CHAPTER XX. THE STRUGGLE FOR COMMERCIAL INDEPENDENCE

FIGHTING ON THE FRONTIER, 1814. - Better officers were now put in command on the New York frontier, and during 1814 our troops under Jacob Brown and Winfield Scott captured Fort Erie and won the battles of Chippewa and Lundys Lane. But in the end the British drove our army out of Canada.

Further eastward the British gathered a fleet on Lake Champlain and sent an army to attack Plattsburg, but Thomas Macdonough utterly destroyed the fleet in Plattsburg Bay, and the army was repulsed.

FIGHTING ALONG THE SEABOARD. - During 1812 and 1813 the British did little more than blockade our coast from Rhode Island to New Orleans, leaving all the east coast of New England unmolested. [17] But in 1814 the entire coast was blockaded, the eastern part of Maine was seized and occupied, and Stonington in Connecticut was bombarded.

WASHINGTON AND BALTIMORE ATTACKED. - A fleet entered Chesapeake Bay and landed an army which marched to Washington, burned the Capitol, the President's house, the Treasury Building, and other public buildings, [18] and with the aid of the fleet made a vain attack on Baltimore.

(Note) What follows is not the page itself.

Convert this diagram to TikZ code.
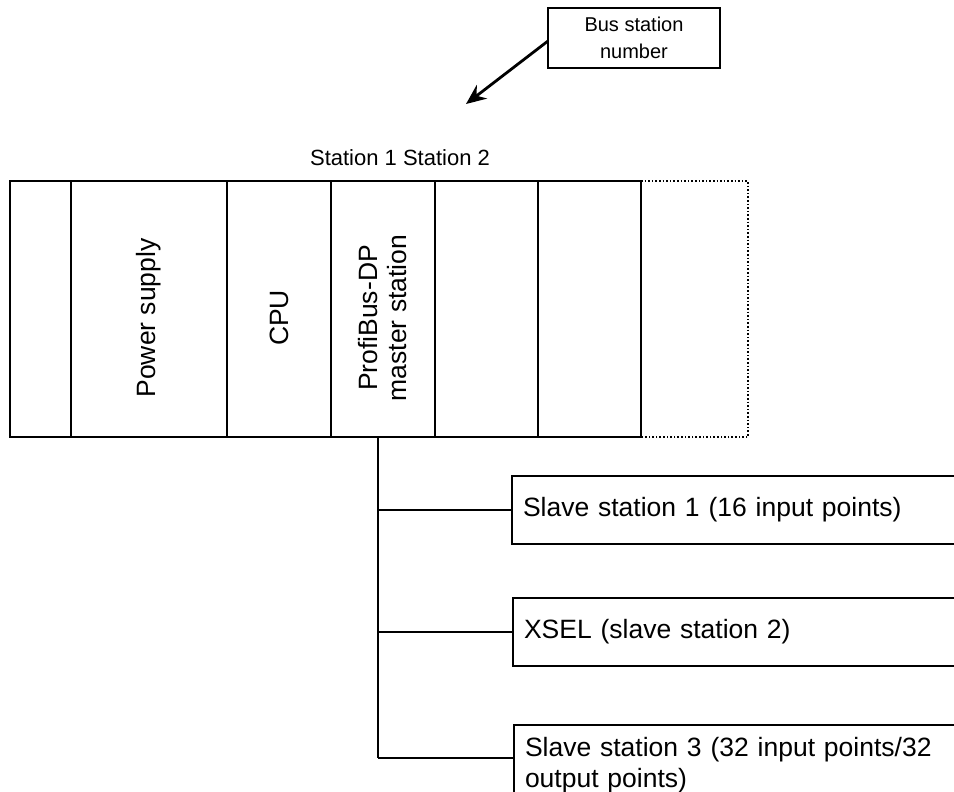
\documentclass[tikz,border=0pt]{standalone}
\usepackage{fontspec}
\setmainfont{Liberation Sans}
\usetikzlibrary{arrows.meta}
\begin{document}
\begin{tikzpicture}[x=1pt,y=-1pt,
  every node/.style={inner sep=0pt,outer sep=0pt},
  module/.style={draw,line width=2.4pt,minimum height=256pt},
  slave/.style={draw,line width=2.4pt,anchor=north west,minimum width=470pt,
    text width=448pt,inner xsep=11pt,align=left,font=\fontsize{26.5}{31}\selectfont},
  vtext/.style={rotate=90,align=center,font=\fontsize{26.5}{29}\selectfont},
  wire/.style={line width=2.6pt}]
\clip (0,0) rectangle (954,792);
\fill[white] (0,0) rectangle (954,792);
% rack
\node[module,minimum width=61pt] (m0) at (40.5,309) {};
\node[module,minimum width=156pt] (m1) at (149,309) {};
\node[module,minimum width=104pt] (m2) at (279,309) {};
\node[module,minimum width=104pt] (m3) at (383,309) {};
\node[module,minimum width=103pt] (m4) at (486.5,309) {};
\node[module,minimum width=103pt] (m5) at (589.5,309) {};
\draw[line width=1.6pt,dotted] (m5.north east) -- (748,181) -- (748,437) -- (m5.south east);
\node[vtext] (t1) at ([yshift=-9pt]m1.center) {Power supply};
\node[vtext] (t2) at ([yshift=-9pt]m2.center) {CPU};
\node[vtext] (t3) at ([yshift=-9pt]m3.center) {ProfiBus-DP\\master station};
% labels
\node[font=\fontsize{22}{26}\selectfont] (st) at (400,158) {Station 1 Station 2};
\node[draw,line width=2pt,minimum width=172pt,minimum height=60pt,align=center,
  font=\fontsize{20}{27}\selectfont] (bus) at (634,38) {Bus station\\number};
\coordinate (tip) at (466,104);
\draw[line width=2.8pt,-{Stealth[length=20pt,width=17pt]}] ([yshift=-3pt]bus.west) -- (tip);
% slaves
\node[slave,minimum height=68pt] (s1) at (512,476) {Slave station 1 (16 input points)};
\node[slave,minimum height=68pt] (s2) at (513,598) {XSEL (slave station 2)};
\node[slave,minimum height=80pt] (s3) at (514,725) {Slave station 3 (32 input points/32\\output points)};
% bus wiring
\coordinate (bt) at (378,437);
\coordinate (bb) at (378,758);
\draw[wire] (bt) -- (bb);
\draw[wire] (bt |- s1.west) -- (s1.west);
\draw[wire] (bt |- s2.west) -- (s2.west);
\draw[wire] (bb) -- (bb -| s3.west);
\end{tikzpicture}
\end{document}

It was during the bombardment of a fort near Baltimore that Francis Scott Key, temporarily a prisoner with the British, wrote The Star-spangled Banner.

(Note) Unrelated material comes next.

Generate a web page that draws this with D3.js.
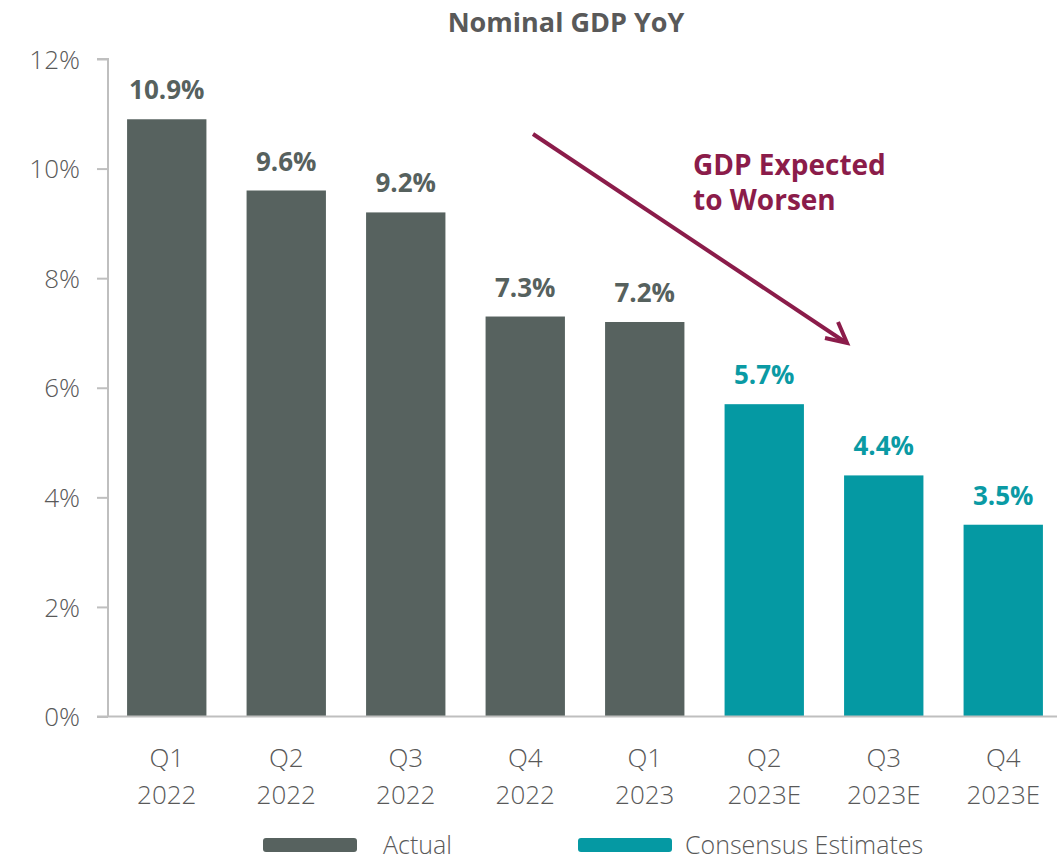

FIGHTING ALONG THE GULF COAST. - After the repulse at Baltimore the British army was carried to the island of Jamaica to join a great expedition fitting out for an attack on New Orleans. It was November before the fleet bearing the army set sail, and December when the troops landed on the southeast coast of Louisiana and started for the Mississippi. On the banks of that river, a few miles below New Orleans, they met our forces under General Andrew Jackson drawn up behind a line of rude intrenchments, attacked them on the 8th of January, 1815, and were badly beaten.

THE SEA FIGHTS. - The victories won by the army were indeed important, but those by the navy were more glorious still. In years before the war British captains laughed at our little navy and called our ships "fir- built things with a bit of striped bunting at their mastheads." These fir- built things now inflicted on the British navy a series of defeats such as it had never before suffered from any nation.

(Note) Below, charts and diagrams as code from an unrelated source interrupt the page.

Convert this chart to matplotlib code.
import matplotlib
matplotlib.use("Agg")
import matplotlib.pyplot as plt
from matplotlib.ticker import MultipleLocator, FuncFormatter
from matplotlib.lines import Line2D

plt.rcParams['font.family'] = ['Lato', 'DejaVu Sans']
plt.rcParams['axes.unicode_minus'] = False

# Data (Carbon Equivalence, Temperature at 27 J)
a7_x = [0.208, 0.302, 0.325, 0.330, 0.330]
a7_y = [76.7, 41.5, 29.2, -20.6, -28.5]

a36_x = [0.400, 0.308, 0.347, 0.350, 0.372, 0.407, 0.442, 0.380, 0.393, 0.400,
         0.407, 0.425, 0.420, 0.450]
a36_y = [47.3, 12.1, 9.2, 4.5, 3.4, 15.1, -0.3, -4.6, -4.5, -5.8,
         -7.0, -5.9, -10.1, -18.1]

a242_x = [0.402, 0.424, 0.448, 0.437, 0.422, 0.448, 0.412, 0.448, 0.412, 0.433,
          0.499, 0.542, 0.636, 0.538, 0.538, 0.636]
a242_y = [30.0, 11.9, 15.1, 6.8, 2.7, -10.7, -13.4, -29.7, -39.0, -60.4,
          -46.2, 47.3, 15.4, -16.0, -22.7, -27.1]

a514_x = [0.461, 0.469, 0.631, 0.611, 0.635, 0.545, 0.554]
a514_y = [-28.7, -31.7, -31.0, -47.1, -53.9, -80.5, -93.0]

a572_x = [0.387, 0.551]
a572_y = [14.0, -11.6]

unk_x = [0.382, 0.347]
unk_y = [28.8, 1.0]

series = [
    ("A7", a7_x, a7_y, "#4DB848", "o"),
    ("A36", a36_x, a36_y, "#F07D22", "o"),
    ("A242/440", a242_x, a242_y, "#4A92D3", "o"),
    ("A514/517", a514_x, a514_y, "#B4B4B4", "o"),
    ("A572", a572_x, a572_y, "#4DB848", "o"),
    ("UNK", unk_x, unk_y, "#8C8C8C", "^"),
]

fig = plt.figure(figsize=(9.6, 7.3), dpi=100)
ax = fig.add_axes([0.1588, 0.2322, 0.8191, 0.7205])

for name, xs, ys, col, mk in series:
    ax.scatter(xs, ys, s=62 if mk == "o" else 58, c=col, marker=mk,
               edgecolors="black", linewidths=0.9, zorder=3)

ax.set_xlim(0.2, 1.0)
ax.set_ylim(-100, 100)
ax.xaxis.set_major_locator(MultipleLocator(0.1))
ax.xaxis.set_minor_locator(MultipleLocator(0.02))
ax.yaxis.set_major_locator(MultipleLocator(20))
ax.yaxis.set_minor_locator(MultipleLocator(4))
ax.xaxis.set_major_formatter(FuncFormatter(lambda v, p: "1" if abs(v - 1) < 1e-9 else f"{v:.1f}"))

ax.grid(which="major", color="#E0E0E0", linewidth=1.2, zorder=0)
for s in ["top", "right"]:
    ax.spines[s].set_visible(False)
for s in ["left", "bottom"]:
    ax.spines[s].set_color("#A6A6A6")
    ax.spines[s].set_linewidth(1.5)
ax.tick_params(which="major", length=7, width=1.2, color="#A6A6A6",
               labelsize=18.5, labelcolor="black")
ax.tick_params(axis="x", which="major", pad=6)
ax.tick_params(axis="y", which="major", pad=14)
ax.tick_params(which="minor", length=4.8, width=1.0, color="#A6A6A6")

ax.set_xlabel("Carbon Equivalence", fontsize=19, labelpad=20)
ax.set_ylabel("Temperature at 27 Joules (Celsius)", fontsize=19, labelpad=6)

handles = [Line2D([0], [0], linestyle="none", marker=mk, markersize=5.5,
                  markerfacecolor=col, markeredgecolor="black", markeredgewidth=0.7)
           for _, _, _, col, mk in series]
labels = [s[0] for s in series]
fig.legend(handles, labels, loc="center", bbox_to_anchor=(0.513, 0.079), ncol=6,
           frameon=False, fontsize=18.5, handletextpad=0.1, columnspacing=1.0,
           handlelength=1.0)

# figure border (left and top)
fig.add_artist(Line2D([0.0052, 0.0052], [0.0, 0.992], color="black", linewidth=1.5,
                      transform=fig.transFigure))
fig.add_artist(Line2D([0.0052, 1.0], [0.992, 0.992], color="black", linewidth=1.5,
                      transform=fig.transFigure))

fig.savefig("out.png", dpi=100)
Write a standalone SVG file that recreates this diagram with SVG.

Before the end of 1812 the frigate Constitution, "Old Ironsides" as she is still popularly called, [19] beat the Guerrière (gar-e-ar') so badly that she could not be brought to port; the little sloop Wasp almost shot to pieces the British sloop Frolic ; [20] the frigate United States brought the Macedonian in triumph to Newport (R.I.); [21] and the Constitution made a wreck of the Java.

In 1813 the Hornet, Commander James Lawrence, so riddled the British sloop Peacock that after surrendering she went down carrying with her nine of her own crew and three of the Hornet's. The brigEnterprise, William Burrows in command, fought the British brig Boxer, Captain Blythe, off Portland harbor, Maine. Both commanders were killed, but the Boxer was taken and carried into Portland, where Burrows and Blythe, wrapped in the flags they had so well defended, were buried in the Eastern Cemetery which overlooks the bay.

THE CHESAPEAKE CAPTURED. - But we too met with defeats. When Lawrence returned home with the Hornet, he was given command of the Chesapeake, then fitting out in Boston harbor, and while so engaged was challenged by the commander of the British frigate Shannon to come out and fight. He went, was mortally wounded, and a second time the Chesapeake struck to the British. As Lawrence was carried below he cried out, "Don't give up the ship - keep her guns going - fight her till she sinks"; but the British carried her by boarding.

The brig Argus, while destroying merchantmen off the English coast, was taken by the British brig Pelican. [22]

PEACE. - Quite early in the war Russia tendered her services as mediator and they were accepted by us. Great Britain declined, but offered to treat directly if commissioners were sent to some neutral port. John Quincy Adams, Henry Clay, Albert Gallatin, James A. Bayard, and Jonathan Russell were duly appointed, and late in December, 1814, signed a treaty of peace at Ghent. Nothing was said in it about impressment, search, or orders in council, nor indeed about any of the causes of the war.